Off the floor, the acting performances are universally excellent – and again, they really do bring the heat. There are several scenes in this film that are as erotic as anything you would see in a 50 Shades of Grey, and while it occasionally veers into melodramatic areas, it’s also clear that the manga artist who wrote the story originally understands dance, and the personal tensions that can become roadblocks to the high-performing people in this sport. There’s a lot of psychological depth to these characters, which makes them fascinating puzzles to sort out over the length of the film.
I recommend watching Ballroom Dancer, a documentary from 2011, before or after 10 Dance. It follows the story of the notoriously difficult (yet brilliant) Slavik Kryklyvyy and his efforts to take a new dance partner to the highest levels of professional dance. You’ll see echoes of his frustrations and personal demons in the protagonists of 10 Dance, and there’s probably no better proof of how authentic this film really is than how it mirrors an actual documentary on the sport.
Looking over social media, I’m naturally seeing the LGBTQ+ community in love with the film (and they should be – I might not be part of this community, but the film does seem to do them justice), and others talking up how hot and steamy it is. That is what most people are going to take away from the film, and that’s fine, because most people aren’t invested enough in Dancesport that they’d go and make video games and documentaries about the sport themselves. I do think that 10 Dance is excellent at that side of things, but I think it’s worth keeping in mind as you watch that it is excellent because it also does try and do right by Dancesport.

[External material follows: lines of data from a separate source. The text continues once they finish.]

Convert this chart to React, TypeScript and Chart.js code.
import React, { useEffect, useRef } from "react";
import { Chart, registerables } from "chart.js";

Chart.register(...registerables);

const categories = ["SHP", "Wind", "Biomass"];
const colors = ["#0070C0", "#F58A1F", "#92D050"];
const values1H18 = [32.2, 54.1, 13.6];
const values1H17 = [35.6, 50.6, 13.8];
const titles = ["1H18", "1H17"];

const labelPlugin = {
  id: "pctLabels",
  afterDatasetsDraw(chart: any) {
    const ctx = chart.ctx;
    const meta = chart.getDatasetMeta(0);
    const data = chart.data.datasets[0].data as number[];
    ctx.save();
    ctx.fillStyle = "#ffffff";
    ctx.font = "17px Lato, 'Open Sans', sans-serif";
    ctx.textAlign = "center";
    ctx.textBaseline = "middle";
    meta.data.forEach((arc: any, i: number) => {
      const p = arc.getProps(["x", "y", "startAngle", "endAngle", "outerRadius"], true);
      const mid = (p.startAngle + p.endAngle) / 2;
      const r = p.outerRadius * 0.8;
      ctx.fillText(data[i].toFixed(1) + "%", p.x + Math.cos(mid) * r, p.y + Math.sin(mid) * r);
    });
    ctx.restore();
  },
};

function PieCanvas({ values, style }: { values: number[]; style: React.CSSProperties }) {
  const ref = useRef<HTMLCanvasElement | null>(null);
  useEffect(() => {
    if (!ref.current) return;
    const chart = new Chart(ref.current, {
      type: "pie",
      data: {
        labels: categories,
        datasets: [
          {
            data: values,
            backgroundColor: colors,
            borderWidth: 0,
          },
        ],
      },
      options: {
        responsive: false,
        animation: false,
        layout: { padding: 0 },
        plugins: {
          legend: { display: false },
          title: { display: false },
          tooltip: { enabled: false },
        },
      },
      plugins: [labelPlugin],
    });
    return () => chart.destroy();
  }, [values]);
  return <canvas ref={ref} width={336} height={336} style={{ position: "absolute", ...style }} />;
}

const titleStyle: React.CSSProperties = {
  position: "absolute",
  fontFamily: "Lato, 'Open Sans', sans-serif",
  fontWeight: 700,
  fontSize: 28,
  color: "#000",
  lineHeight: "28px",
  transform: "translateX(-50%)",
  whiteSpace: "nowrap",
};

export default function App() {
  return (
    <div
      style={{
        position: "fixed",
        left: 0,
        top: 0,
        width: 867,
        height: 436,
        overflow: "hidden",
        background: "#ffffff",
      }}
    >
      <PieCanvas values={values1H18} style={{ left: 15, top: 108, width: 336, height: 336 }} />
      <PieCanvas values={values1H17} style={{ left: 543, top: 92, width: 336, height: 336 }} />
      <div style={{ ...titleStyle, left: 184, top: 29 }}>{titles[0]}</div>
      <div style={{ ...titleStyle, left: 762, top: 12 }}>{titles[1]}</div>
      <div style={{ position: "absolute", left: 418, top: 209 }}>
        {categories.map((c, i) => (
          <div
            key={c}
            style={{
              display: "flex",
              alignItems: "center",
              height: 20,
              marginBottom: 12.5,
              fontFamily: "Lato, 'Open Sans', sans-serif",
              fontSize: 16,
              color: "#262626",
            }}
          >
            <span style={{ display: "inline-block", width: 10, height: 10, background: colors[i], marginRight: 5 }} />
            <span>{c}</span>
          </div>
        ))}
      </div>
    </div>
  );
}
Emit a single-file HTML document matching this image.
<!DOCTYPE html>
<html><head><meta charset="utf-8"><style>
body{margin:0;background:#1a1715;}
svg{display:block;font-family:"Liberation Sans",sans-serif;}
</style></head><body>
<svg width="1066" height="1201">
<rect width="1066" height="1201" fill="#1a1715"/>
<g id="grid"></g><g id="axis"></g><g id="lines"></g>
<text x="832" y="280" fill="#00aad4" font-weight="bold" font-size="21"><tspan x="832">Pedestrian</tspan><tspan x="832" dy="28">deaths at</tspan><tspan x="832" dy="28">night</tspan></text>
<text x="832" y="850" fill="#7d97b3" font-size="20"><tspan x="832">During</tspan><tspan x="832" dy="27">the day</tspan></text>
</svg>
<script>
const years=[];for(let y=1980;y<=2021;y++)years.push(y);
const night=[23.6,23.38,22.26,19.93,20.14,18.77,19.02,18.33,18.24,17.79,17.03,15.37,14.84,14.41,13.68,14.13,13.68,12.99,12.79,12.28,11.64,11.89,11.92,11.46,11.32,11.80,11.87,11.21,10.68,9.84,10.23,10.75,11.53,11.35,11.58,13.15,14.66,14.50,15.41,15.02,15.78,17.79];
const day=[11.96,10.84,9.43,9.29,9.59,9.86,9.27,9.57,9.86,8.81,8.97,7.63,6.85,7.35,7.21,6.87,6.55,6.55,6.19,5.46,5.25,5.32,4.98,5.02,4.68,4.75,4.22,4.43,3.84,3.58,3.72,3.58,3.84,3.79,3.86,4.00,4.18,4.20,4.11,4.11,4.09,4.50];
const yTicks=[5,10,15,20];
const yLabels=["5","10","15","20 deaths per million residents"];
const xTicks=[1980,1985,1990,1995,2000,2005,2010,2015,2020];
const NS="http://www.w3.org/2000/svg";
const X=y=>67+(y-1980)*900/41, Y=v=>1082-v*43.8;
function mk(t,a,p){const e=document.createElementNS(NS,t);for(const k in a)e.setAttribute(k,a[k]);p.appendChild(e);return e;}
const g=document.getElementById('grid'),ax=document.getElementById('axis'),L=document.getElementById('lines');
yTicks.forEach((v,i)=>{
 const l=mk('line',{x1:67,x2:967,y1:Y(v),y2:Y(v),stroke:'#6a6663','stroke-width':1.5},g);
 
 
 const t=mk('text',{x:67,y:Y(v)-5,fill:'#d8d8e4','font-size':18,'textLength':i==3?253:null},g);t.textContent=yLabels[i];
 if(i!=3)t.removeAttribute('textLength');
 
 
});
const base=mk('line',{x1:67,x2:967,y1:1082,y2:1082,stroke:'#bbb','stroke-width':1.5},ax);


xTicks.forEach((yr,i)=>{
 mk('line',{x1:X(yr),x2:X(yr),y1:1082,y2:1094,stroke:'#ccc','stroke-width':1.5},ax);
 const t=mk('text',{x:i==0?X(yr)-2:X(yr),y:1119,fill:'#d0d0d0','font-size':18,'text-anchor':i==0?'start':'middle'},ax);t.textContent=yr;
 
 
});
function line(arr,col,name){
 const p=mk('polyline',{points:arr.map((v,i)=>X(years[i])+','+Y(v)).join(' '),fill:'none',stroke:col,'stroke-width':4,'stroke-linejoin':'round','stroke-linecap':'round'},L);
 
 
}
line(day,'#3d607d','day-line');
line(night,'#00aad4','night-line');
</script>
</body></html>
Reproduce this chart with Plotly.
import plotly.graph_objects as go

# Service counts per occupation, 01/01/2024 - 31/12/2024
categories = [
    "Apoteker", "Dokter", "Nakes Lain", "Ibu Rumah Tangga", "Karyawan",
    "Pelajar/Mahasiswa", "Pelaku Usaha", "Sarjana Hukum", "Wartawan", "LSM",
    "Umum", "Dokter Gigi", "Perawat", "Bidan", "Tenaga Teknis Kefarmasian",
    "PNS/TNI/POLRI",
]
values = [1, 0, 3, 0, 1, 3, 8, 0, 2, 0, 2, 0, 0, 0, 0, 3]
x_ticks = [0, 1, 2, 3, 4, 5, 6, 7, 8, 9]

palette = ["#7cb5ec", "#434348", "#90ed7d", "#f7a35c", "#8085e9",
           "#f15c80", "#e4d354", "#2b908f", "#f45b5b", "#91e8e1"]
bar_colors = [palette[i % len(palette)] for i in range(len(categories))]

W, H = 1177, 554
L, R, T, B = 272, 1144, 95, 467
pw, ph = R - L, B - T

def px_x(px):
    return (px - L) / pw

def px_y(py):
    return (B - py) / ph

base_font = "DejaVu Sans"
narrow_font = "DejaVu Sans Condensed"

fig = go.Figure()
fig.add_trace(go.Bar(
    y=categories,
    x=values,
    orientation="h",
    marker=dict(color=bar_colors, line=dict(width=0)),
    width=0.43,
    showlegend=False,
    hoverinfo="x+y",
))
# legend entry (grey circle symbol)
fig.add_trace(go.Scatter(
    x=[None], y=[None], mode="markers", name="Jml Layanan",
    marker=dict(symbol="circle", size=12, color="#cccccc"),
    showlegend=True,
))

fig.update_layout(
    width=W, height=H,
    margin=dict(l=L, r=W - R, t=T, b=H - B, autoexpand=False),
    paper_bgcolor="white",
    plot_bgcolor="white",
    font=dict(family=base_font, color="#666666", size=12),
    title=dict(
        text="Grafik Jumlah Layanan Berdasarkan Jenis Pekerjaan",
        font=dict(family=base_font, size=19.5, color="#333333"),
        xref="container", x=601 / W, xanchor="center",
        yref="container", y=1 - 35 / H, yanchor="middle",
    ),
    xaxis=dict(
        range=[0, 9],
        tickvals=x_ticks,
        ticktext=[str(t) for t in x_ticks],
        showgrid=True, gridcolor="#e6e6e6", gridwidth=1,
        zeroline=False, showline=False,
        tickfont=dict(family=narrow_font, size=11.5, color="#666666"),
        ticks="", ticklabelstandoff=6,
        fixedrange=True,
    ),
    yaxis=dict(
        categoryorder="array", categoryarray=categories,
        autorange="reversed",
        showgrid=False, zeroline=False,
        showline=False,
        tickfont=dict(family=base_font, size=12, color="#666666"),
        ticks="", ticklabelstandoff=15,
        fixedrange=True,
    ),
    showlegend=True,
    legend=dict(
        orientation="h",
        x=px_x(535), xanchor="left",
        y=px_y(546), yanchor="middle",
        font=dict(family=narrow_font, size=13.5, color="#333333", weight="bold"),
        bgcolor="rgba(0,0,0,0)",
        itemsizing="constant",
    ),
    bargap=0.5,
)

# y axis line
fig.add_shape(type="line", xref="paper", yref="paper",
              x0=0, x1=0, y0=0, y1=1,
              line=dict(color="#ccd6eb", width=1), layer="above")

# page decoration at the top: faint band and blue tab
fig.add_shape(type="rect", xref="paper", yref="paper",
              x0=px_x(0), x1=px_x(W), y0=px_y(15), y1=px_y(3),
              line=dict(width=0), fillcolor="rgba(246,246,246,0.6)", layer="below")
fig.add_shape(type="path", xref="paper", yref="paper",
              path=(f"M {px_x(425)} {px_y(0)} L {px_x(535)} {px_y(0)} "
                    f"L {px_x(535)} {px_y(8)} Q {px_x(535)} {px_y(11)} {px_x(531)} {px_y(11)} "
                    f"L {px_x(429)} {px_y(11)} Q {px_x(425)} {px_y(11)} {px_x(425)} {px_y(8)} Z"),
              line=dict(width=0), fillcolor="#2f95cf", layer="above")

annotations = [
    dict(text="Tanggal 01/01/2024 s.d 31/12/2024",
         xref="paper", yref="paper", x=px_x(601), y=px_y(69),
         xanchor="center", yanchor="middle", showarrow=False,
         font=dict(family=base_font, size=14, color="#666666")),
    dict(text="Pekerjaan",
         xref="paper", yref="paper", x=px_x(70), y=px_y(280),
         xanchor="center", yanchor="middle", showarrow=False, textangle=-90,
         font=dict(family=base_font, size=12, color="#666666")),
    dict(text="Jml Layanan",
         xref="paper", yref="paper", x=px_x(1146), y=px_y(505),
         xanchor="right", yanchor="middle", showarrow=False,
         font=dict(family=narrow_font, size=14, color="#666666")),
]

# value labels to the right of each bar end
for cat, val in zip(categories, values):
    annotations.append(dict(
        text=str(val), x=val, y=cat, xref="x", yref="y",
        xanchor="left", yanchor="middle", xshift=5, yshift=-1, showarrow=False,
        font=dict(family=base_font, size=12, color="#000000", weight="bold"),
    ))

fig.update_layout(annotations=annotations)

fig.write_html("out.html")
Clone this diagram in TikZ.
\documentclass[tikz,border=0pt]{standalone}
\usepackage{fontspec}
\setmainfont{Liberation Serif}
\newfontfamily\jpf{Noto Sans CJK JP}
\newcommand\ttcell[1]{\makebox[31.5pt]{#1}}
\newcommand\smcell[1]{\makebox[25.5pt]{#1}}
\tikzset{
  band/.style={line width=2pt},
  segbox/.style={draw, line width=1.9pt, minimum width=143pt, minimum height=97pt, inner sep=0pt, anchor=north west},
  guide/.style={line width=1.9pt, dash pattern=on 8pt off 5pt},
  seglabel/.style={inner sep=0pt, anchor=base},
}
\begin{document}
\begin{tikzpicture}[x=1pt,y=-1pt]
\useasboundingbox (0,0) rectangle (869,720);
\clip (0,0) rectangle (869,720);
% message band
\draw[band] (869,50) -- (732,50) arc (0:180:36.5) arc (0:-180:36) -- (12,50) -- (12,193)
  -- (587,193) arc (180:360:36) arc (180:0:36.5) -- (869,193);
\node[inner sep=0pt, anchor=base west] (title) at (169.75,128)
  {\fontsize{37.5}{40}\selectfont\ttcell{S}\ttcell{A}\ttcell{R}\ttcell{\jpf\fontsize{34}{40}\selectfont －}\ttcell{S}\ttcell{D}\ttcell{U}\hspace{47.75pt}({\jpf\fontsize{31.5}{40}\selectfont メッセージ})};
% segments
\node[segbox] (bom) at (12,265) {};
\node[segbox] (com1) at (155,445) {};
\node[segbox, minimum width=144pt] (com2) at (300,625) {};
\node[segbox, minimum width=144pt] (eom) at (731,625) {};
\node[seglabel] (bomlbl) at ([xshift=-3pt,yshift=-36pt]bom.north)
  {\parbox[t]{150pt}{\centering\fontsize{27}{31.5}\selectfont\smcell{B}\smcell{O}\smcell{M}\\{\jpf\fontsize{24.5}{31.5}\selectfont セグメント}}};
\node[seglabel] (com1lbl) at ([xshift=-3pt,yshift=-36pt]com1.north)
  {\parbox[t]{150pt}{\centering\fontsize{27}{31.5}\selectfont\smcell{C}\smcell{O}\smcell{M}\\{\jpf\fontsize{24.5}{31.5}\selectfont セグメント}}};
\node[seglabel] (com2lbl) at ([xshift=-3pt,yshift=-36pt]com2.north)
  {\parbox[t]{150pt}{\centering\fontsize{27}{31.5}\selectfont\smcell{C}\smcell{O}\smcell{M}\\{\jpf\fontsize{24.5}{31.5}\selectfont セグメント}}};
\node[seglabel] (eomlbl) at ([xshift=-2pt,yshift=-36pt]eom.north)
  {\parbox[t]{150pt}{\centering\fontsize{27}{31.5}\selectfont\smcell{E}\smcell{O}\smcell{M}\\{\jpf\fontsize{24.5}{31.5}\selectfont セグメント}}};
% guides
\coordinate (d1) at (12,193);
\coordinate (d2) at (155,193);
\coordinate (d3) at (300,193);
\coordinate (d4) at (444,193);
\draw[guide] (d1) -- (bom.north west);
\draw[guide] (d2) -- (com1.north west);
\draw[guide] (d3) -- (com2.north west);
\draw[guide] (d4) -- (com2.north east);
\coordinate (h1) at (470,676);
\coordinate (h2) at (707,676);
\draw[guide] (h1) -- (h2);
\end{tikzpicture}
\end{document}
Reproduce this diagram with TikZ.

It didn’t need to. It’s not like Football where the mainstream understands enough about it to notice if the performances of the sport were amateur.
But authenticity matters, and in a sport this niche, the fact that dance studios (especially in Japan) have been putting posters up and using the film to promote the sport tells you something: This has been a rare opportunity to introduce people to Dancesport. I think they’ve done enough respect to the sport that they might just find one or two people looking up where their nearest dance classes are. I might be the only review that’s coming at this film from a dancer’s perspective, but I love it for that, and hope people do appreciate the work that went into getting that right.